Focus Problem: 1594D - The Number of Imposters

First, let's solve an easier version of this problem, where we just need to find whether there exists a configuration of player roles (i.e. Crewmate or Imposter) such that all the statements made by players so far are true.

Let's look at the two different types of statements made by players separately.

  • Case 1: Player $$$i$$$ claims Player $$$j$$$ is a crewmate. Now, if Player $$$i$$$ is a crewmate, Player $$$j$$$ will also be a crewmate. Similarly, if Player $$$i$$$ is an imposter, Player $$$j$$$ will also be an imposter. The reversed versions of these statements are also true. Using this, we can create a virtual "edge" between Players $$$i$$$ and $$$j$$$, as their roles in the game will always be the same. More formally, for those familiar with 2-SAT or otherwise, we create the equivalency $$$v_i = v_j$$$.

  • Case 2: Player $$$i$$$ claims Player $$$j$$$ is an imposter. Now, if Player $$$i$$$ is a crewmate, Player $$$j$$$ will be an imposter. Similarly, if Player $$$i$$$ is an imposter, Player $$$j$$$ will be a crewmate. We can create a virtual "anti-edge" between Players $$$i$$$ and $$$j$$$, as their roles in the game will always be the different. More formally, we create the equivalency $$$v_i = !v_j$$$.

Adding edges is easy, we can just use normal DSU. But how do we deal with anti-edges? This is where the Amogus Trick comes in!

We can deal with these anti-edges by creating a DSU with $$$2n$$$ nodes, where nodes $$$1$$$ to $$$n$$$ represent player $$$i$$$ being a crewmate, and nodes $$$n + 1$$$ to $$$2n$$$ represent player $$$i - n$$$ being an imposter. Now, let's look at those cases again.

  • Case 1 results in both players having the same role in the game. Therefore, when such a statement is said, we can unite nodes $$$i$$$ and $$$j$$$, and similarly, unite nodes $$$i + n$$$ and $$$j + n$$$.

  • Case 2 results in both players having differing roles in the game. Therefore, when such a statement is said, we can unite nodes $$$i$$$ and $$$j + n$$$, and similarly, unite nodes $$$i + n$$$ and $$$j$$$.

Testcases 2 & 3 of the sample input in the problem, respectively, visualised with the Amogus trick:

So, how can we solve our reduced problem with this? Note that a player can be exactly one of $$$\{ \text{Crewmate, Imposter} \}$$$, so a configuration is invalid iff for some $$$1 \le i \le n$$$, nodes $$$i$$$ and $$$i + n$$$ are in the same component in our DSU. This is the only condition we need to check, as since the edges we add to our DSU are symmetric, there will always be a valid assignment of roles.

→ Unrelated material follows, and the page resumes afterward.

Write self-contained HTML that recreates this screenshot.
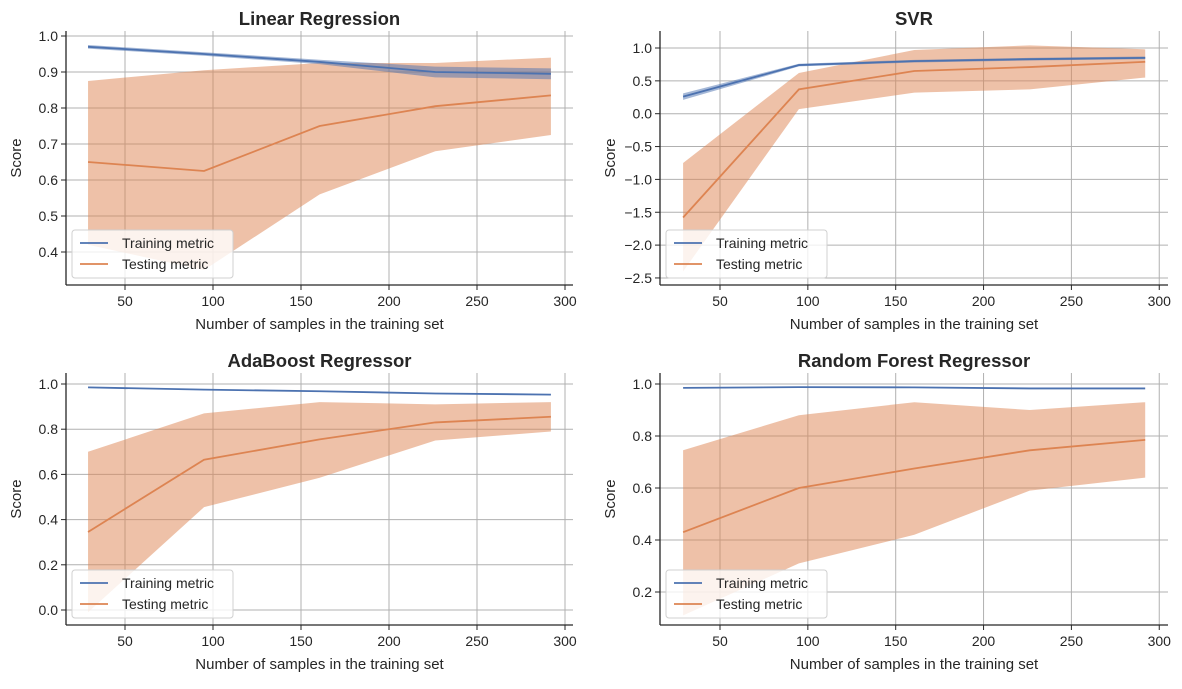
<!DOCTYPE html>
<html><head><meta charset="utf-8"><style>
body{margin:0;background:#fff;font-family:"Liberation Sans",sans-serif;}
svg text{font-family:"Liberation Sans",sans-serif;fill:#262626;}
</style></head><body>
<svg id="fig" width="1182" height="684" xmlns="http://www.w3.org/2000/svg"></svg>
<script>
const xs = [29, 94.9, 160.6, 226.3, 292];
const xTicks = [50,100,150,200,250,300];
const lrTrain = [0.97,0.95,0.928,0.90,0.895];
const lrTrainLo = [0.965,0.945,0.922,0.885,0.88];
const lrTrainHi = [0.975,0.955,0.934,0.915,0.91];
const lrTest = [0.65,0.625,0.75,0.805,0.835];
const lrTestLo = [0.42,0.35,0.56,0.68,0.725];
const lrTestHi = [0.875,0.905,0.925,0.925,0.94];
const svrTrain = [0.26,0.74,0.80,0.83,0.85];
const svrTrainLo = [0.21,0.72,0.78,0.81,0.83];
const svrTrainHi = [0.31,0.76,0.82,0.85,0.87];
const svrTest = [-1.58,0.37,0.65,0.71,0.79];
const svrTestLo = [-2.4,0.07,0.32,0.37,0.55];
const svrTestHi = [-0.75,0.62,0.97,1.04,0.98];
const adaTrain = [0.985,0.975,0.968,0.958,0.953];
const adaTest = [0.345,0.665,0.755,0.83,0.855];
const adaTestLo = [-0.01,0.455,0.585,0.75,0.79];
const adaTestHi = [0.70,0.87,0.92,0.91,0.92];
const rfTrain = [0.985,0.988,0.987,0.983,0.983];
const rfTest = [0.43,0.60,0.675,0.745,0.785];
const rfTestLo = [0.11,0.31,0.42,0.59,0.64];
const rfTestHi = [0.745,0.88,0.93,0.90,0.93];
const lrYTicks=[0.4,0.5,0.6,0.7,0.8,0.9,1.0];
const svrYTicks=[-2.5,-2.0,-1.5,-1.0,-0.5,0.0,0.5,1.0];
const adaYTicks=[0.0,0.2,0.4,0.6,0.8,1.0];
const rfYTicks=[0.2,0.4,0.6,0.8,1.0];

const NS="http://www.w3.org/2000/svg";
const fig=document.getElementById('fig');
function mk(tag,attrs,parent){const e=document.createElementNS(NS,tag);for(const k in attrs)e.setAttribute(k,attrs[k]);(parent||fig).appendChild(e);return e;}

function panel(o){
  const g=mk('g',{});
  
  
  const X=v=>o.x0+(v-o.xv0)*o.xs;
  const Y=v=>o.yb-(v-o.yv0)*o.ys;
  xTicks.forEach(t=>{const l=mk('line',{x1:X(t),x2:X(t),y1:o.top,y2:o.bottom,stroke:'#b0b0b0','stroke-width':1},g);
    });
  o.yTicks.forEach(t=>{const l=mk('line',{x1:o.left,x2:o.right,y1:Y(t),y2:Y(t),stroke:'#b0b0b0','stroke-width':1},g);
    });
  function band(lo,hi,color,op,nm){
    let d='M'+xs.map((x,i)=>X(x)+','+Y(hi[i])).join('L')+'L'+xs.slice().reverse().map((x,j)=>{const i=xs.length-1-j;return X(x)+','+Y(lo[i]);}).join('L')+'Z';
    const p=mk('path',{d:d,fill:color,'fill-opacity':op,stroke:'none'},g);
    
  }
  function line(v,color,nm){
    const p=mk('polyline',{points:xs.map((x,i)=>X(x)+','+Y(v[i])).join(' '),fill:'none',stroke:color,'stroke-width':1.8},g);
    
  }
  band(o.testLo,o.testHi,'#dd8452',0.5,'testing-band');
  if(o.trainLo) band(o.trainLo,o.trainHi,'#4c72b0',0.5,'training-band');
  line(o.train,'#4c72b0','training-line');
  line(o.test,'#dd8452','testing-line');
  mk('line',{x1:o.left,x2:o.left,y1:o.top,y2:o.bottom,stroke:'#262626','stroke-width':1.3},g);
  mk('line',{x1:o.left,x2:o.right,y1:o.bottom,y2:o.bottom,stroke:'#262626','stroke-width':1.3},g);
  xTicks.forEach(t=>{mk('line',{x1:X(t),x2:X(t),y1:o.bottom,y2:o.bottom+5,stroke:'#262626'},g);
    const tx=mk('text',{x:X(t),y:o.bottom+21,'text-anchor':'middle','font-size':14},g);tx.textContent=t;
    });
  o.yTicks.forEach(t=>{mk('line',{x1:o.left-5,x2:o.left,y1:Y(t),y2:Y(t),stroke:'#262626'},g);
    const tx=mk('text',{x:o.left-8,y:Y(t)+5,'text-anchor':'end','font-size':14},g);tx.textContent=t.toFixed(1).replace('-','\u2212');
    });
  const tt=mk('text',{x:(o.left+o.right)/2,y:o.top-6,'text-anchor':'middle','font-size':18.5,'font-weight':'bold'},g);tt.textContent=o.title;
  
  const xl=mk('text',{x:(o.left+o.right)/2,y:o.bottom+44,'text-anchor':'middle','font-size':15},g);xl.textContent='Number of samples in the training set';
  
  const cy=(o.top+o.bottom)/2;
  const yx=o.left-45;
  const yl=mk('text',{x:yx,y:cy,'text-anchor':'middle','font-size':15,transform:`rotate(-90 ${yx} ${cy})`},g);yl.textContent='Score';
  
  const lg=mk('g',{},g);
  
  const lx=o.left+6, ly=o.bottom-55;
  mk('rect',{x:lx,y:ly,width:161,height:48,rx:3,fill:'#fff','fill-opacity':0.8,stroke:'#d0d0d0'},lg);
  [['Training metric','#4c72b0'],['Testing metric','#dd8452']].forEach((e,i)=>{
    const yy=ly+13+i*21;
    mk('line',{x1:lx+8,x2:lx+36,y1:yy,y2:yy,stroke:e[1],'stroke-width':1.8},lg);
    const t=mk('text',{x:lx+50,y:yy+5,'font-size':14},lg);t.textContent=e[0];
    
  });
}
panel({name:'linear-regression-panel',title:'Linear Regression',left:66,right:573,top:31,bottom:285,x0:125,xv0:50,xs:1.76,yb:36,yv0:1.0,ys:360,yTicks:lrYTicks,
  train:lrTrain,trainLo:lrTrainLo,trainHi:lrTrainHi,test:lrTest,testLo:lrTestLo,testHi:lrTestHi});
panel({name:'svr-panel',title:'SVR',left:660,right:1168,top:31,bottom:285,x0:720,xv0:50,xs:1.757,yb:48,yv0:1.0,ys:65.7,yTicks:svrYTicks,
  train:svrTrain,trainLo:svrTrainLo,trainHi:svrTrainHi,test:svrTest,testLo:svrTestLo,testHi:svrTestHi});
panel({name:'adaboost-panel',title:'AdaBoost Regressor',left:66,right:573,top:373,bottom:625,x0:125,xv0:50,xs:1.76,yb:384,yv0:1.0,ys:226,yTicks:adaYTicks,
  train:adaTrain,test:adaTest,testLo:adaTestLo,testHi:adaTestHi});
panel({name:'random-forest-panel',title:'Random Forest Regressor',left:660,right:1168,top:373,bottom:625,x0:720,xv0:50,xs:1.757,yb:384,yv0:1.0,ys:260,yTicks:rfYTicks,
  train:rfTrain,test:rfTest,testLo:rfTestLo,testHi:rfTestHi});
</script>
</body></html>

It's not too difficult to extend this idea to solve our original problem.

Full Solution

Using this trick, we can solve a variety of other problems, such as dynamic bipartiteness checking, and it can often be paired with other modifications of DSU such as with support for rollbacks.

Other Problems:

Problems are ordered (roughly) in ascending order of difficulty.

1702E - Split Into Two Sets

tourist's AC Code

1290C - Prefix Enlightenment

My AC Code

1713E - Cross Swapping

My AC Code

1444C - Team-Building

My AC Code

A special thank you to kostia244, BucketPotato, fishy15 and AlperenT for providing lots of feedback and/or sample problems!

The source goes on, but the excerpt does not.